In a collection of nucleons, the force experienced by one nucleon must be the summation of the forces acting on it due to all the other nucleons. This will be a combination of the residual strong nuclear force, which to first order is the same for protons and neutrons, and the coulomb repulsion felt only between protons. These two types of force have radically different separation dependencies. Whilst the proton-proton repulsion is an inverse square law and comparatively weak, the strong-force is much stronger at small separations, is attractive and decays exponentially with a scale length of 1.4 fermis, but becomes extremely repulsive at separations less than about 0.7 fermis.
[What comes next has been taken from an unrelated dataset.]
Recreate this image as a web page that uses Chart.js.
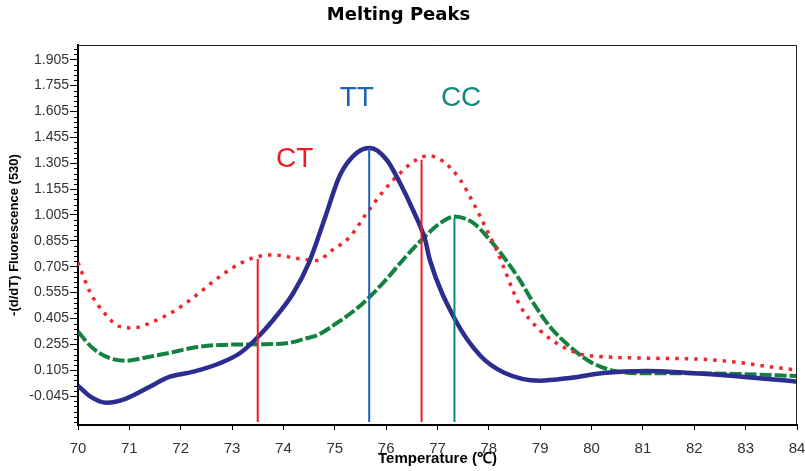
<!DOCTYPE html>
<html lang="en">
<head>
  <meta charset="UTF-8">
  <title>Melting Peaks</title>
  <script src="https://cdn.jsdelivr.net/npm/chart.js"></script>
  <style>
    body { margin: 0; background: #fff; }
    #chart { display: block; }
  </style>
</head>
<body>
  <canvas id="chart" width="805" height="471"></canvas>

  <script>
    // Temperatures (°C) and -(d/dT) values
    const ttTemps = [70.0, 70.25, 70.56, 70.95, 71.34, 71.79, 72.25, 72.76, 73.15, 73.48, 73.8, 74.19, 74.5, 74.8, 75.1, 75.43, 75.69, 76.01, 76.27, 76.52, 76.76, 76.85, 77.34, 77.83, 78.3, 78.99, 79.58, 80.22, 81.07, 81.85, 82.83, 84.0];
    const ttValues = [0.015, -0.05, -0.084, -0.058, 0.0, 0.067, 0.096, 0.145, 0.203, 0.29, 0.396, 0.551, 0.73, 0.98, 1.235, 1.365, 1.393, 1.325, 1.19, 1.035, 0.86, 0.745, 0.40, 0.19, 0.09, 0.044, 0.06, 0.088, 0.10, 0.09, 0.07, 0.038];

    const ctTemps = [70.0, 70.23, 70.49, 70.82, 71.07, 71.46, 71.85, 72.24, 72.63, 73.02, 73.41, 73.8, 74.32, 74.67, 74.9, 75.3, 75.62, 75.94, 76.27, 76.59, 76.82, 77.11, 77.44, 77.7, 77.96, 78.15, 78.6, 78.99, 79.38, 79.77, 80.22, 81.2, 82.17, 82.82, 83.47, 84.0];
    const ctValues = [0.73, 0.56, 0.444, 0.357, 0.35, 0.386, 0.444, 0.524, 0.618, 0.70, 0.756, 0.773, 0.75, 0.74, 0.79, 0.88, 1.015, 1.14, 1.247, 1.325, 1.348, 1.315, 1.209, 1.073, 0.918, 0.802, 0.483, 0.338, 0.251, 0.199, 0.183, 0.174, 0.168, 0.151, 0.125, 0.105];

    const ccTemps = [70.0, 70.29, 70.62, 70.95, 71.34, 71.79, 72.24, 72.76, 73.54, 74.06, 74.45, 74.67, 75.0, 75.5, 76.0, 76.33, 76.69, 77.05, 77.34, 77.7, 78.02, 78.28, 78.6, 78.87, 79.19, 79.58, 79.97, 80.42, 81.07, 81.85, 82.82, 84.0];
    const ccValues = [0.328, 0.232, 0.174, 0.16, 0.18, 0.206, 0.235, 0.251, 0.255, 0.261, 0.29, 0.309, 0.37, 0.48, 0.63, 0.745, 0.86, 0.957, 0.996, 0.957, 0.86, 0.764, 0.628, 0.493, 0.357, 0.241, 0.154, 0.102, 0.087, 0.087, 0.083, 0.071];

    // Peak markers (Tm) and their heights
    const peakNames = ['CT', 'TT', 'CT', 'CC'];
    const peakTemps = [73.5, 75.67, 76.69, 77.33];
    const peakTops = [0.75, 1.393, 1.325, 0.99];
    const peakBase = -0.196;

    // Genotype labels (name, temperature, value where the text sits)
    const labelNames = ['CT', 'TT', 'CC'];
    const labelTemps = [74.22, 75.43, 77.46];
    const labelValues = [1.33, 1.68, 1.68];

    // Y axis tick labels
    const yTickValues = [-0.045, 0.105, 0.255, 0.405, 0.555, 0.705, 0.855, 1.005, 1.155, 1.305, 1.455, 1.605, 1.755, 1.905];

    const FONT = '"Liberation Sans", Arial, sans-serif';
    const peakColors = { CT: '#ec1c24', TT: '#1f62b8', CC: '#0f8a7a' };

    function toPoints(xs, ys) {
      return xs.map((x, i) => ({ x: x, y: ys[i] }));
    }

    const peakDatasets = peakTemps.map((t, i) => ({
      label: peakNames[i] + ' Tm',
      data: [{ x: t, y: peakBase }, { x: t, y: peakTops[i] }],
      borderColor: peakColors[peakNames[i]],
      borderWidth: 2,
      pointRadius: 0,
      order: 0
    }));

    // Box round the plot, minor y ticks and the genotype labels
    const extras = {
      id: 'extras',
      afterDraw(chart) {
        const { ctx, chartArea: a, scales } = chart;
        ctx.save();
        ctx.strokeStyle = '#222';
        ctx.lineWidth = 1;
        ctx.beginPath();
        ctx.moveTo(a.left, a.top + 0.5);
        ctx.lineTo(a.right - 0.5, a.top + 0.5);
        ctx.lineTo(a.right - 0.5, a.bottom);
        ctx.stroke();

        // minor ticks every 0.03
        const y = scales.y;
        ctx.strokeStyle = '#000';
        ctx.beginPath();
        for (let v = -0.195; v < y.max; v += 0.03) {
          const isMajor = yTickValues.some(m => Math.abs(m - v) < 0.001);
          if (isMajor || v < y.min) continue;
          const py = Math.round(y.getPixelForValue(v)) + 0.5;
          ctx.moveTo(a.left - 4, py);
          ctx.lineTo(a.left, py);
        }
        ctx.stroke();

        ctx.font = '28px ' + FONT;
        ctx.textAlign = 'center';
        ctx.textBaseline = 'middle';
        labelNames.forEach((name, i) => {
          ctx.fillStyle = peakColors[name];
          ctx.fillText(name, scales.x.getPixelForValue(labelTemps[i]), y.getPixelForValue(labelValues[i]));
        });
        ctx.restore();
      }
    };

    new Chart(document.getElementById('chart'), {
      type: 'line',
      data: {
        datasets: [
          ...peakDatasets,
          {
            label: 'TT',
            data: toPoints(ttTemps, ttValues),
            borderColor: '#2b2e8e',
            borderWidth: 4.5,
            pointRadius: 0,
            cubicInterpolationMode: 'monotone',
            order: 1
          },
          {
            label: 'CT',
            data: toPoints(ctTemps, ctValues),
            borderColor: '#f0262a',
            borderWidth: 3.5,
            borderDash: [3.5, 6],
            pointRadius: 0,
            cubicInterpolationMode: 'monotone',
            order: 2
          },
          {
            label: 'CC',
            data: toPoints(ccTemps, ccValues),
            borderColor: '#13813f',
            borderWidth: 4,
            borderDash: [12, 3],
            pointRadius: 0,
            cubicInterpolationMode: 'monotone',
            order: 3
          }
        ]
      },
      options: {
        responsive: false,
        animation: false,
        events: [],
        layout: { padding: { right: 8 } },
        plugins: {
          legend: { display: false },
          tooltip: { enabled: false },
          title: {
            display: true,
            text: 'Melting Peaks',
            color: '#000',
            font: { family: '"DejaVu Sans", ' + FONT, size: 18, weight: 'bold' },
            padding: { top: 5, bottom: 18.4 }
          }
        },
        scales: {
          x: {
            type: 'linear',
            min: 70,
            max: 84,
            ticks: {
              stepSize: 1,
              color: '#333',
              font: { family: FONT, size: 15 },
              padding: 10,
              maxRotation: 0
            },
            grid: { drawOnChartArea: false, tickLength: 5, color: '#000' },
            border: { color: '#000', width: 2 },
            title: {
              display: true,
              text: 'Temperature (\u2103)',
              color: '#000',
              font: { family: FONT, size: 15, weight: 'bold' },
              padding: { top: 0, bottom: 3 }
            },
            afterFit(scale) {
              scale.height = 46;
              scale.paddingLeft = 0;
              scale.paddingRight = 0;
            }
          },
          y: {
            min: -0.213,
            max: 1.99,
            afterBuildTicks(scale) {
              scale.ticks = yTickValues.map(v => ({ value: v }));
            },
            ticks: {
              color: '#333',
              font: { family: FONT, size: 14 },
              padding: 1,
              callback: v => v.toFixed(3)
            },
            grid: { drawOnChartArea: false, tickLength: 8, color: '#000' },
            border: { color: '#000', width: 2 },
            title: {
              display: true,
              text: '-(d/dT) Fluorescence (530)',
              color: '#000',
              font: { family: FONT, size: 13, weight: 'bold' },
              padding: { top: 7, bottom: 0 }
            },
            afterFit(scale) { scale.width = 78; }
          }
        }
      },
      plugins: [extras]
    });
  </script>
</body>
</html>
What this means is that all nuclei tend to be about as small as they can be, with the nucleons separated by about 1 fermi. They are like little hard, close-packed spheres. Each of these spheres will be bound to its nearest neighbours by the attractive strong nuclear force, but the protons will also feel a repulsive force due to all the protons in the nucleus. For a given set of neutrons and protons, the separation between the nucleons could be adjusted to achieve a force balance. If you tried to squish the nucleus, the strong nuclear force would become repulsive and it bounces back. If you try to expanded the nucleus the coulomb repulsion would get weaker bringing the nucleons back towards an equilibrium. What you imagine is that the nucleons sit in a potential well. The equilibrium point between the forces is at the bottom of the well where the gradient in potential (i.e. the net force) is zero. The depth of the well corresponds to the binding energy and is the sum of the binding energy terms due to the strong nuclear force, the coulomb repulsion (and also other items like whether the nucleons are paired in energy states or whether there is symmetry between the numbers of protons and neutrons).
These considerations basically apply to all nuclei. There is usually some sort of equilibrium to be found between the forces, but this does not equate to stability and this where I think your book is leading you astray. Instability arises because there is a feasible way of rearranging the nucleons (i.e. changing a proton to a neutron or vice-versa) or ejecting a nucleon (or alpha particle) in order to reach a configuration that has an even deeper potential well. A general principle in physics is that systems will seek to minimise their energy density if there is a means of doing so. Similarly, if there are nucleons or particles in the vicinity of the nucleus, it may be possible to capture or interact with these in order to produce a new nucleus with an even deeper potential well.
So radioactive decay is really not best thought of in terms of a competition between forces. For instance, a nucleus will beta decay (a process governed by the weak force, a much shorter range force which is not a factor in the forces between the nucleons), because by changing a neutron to a proton the resulting nucleus has a larger binding energy (deeper potential well).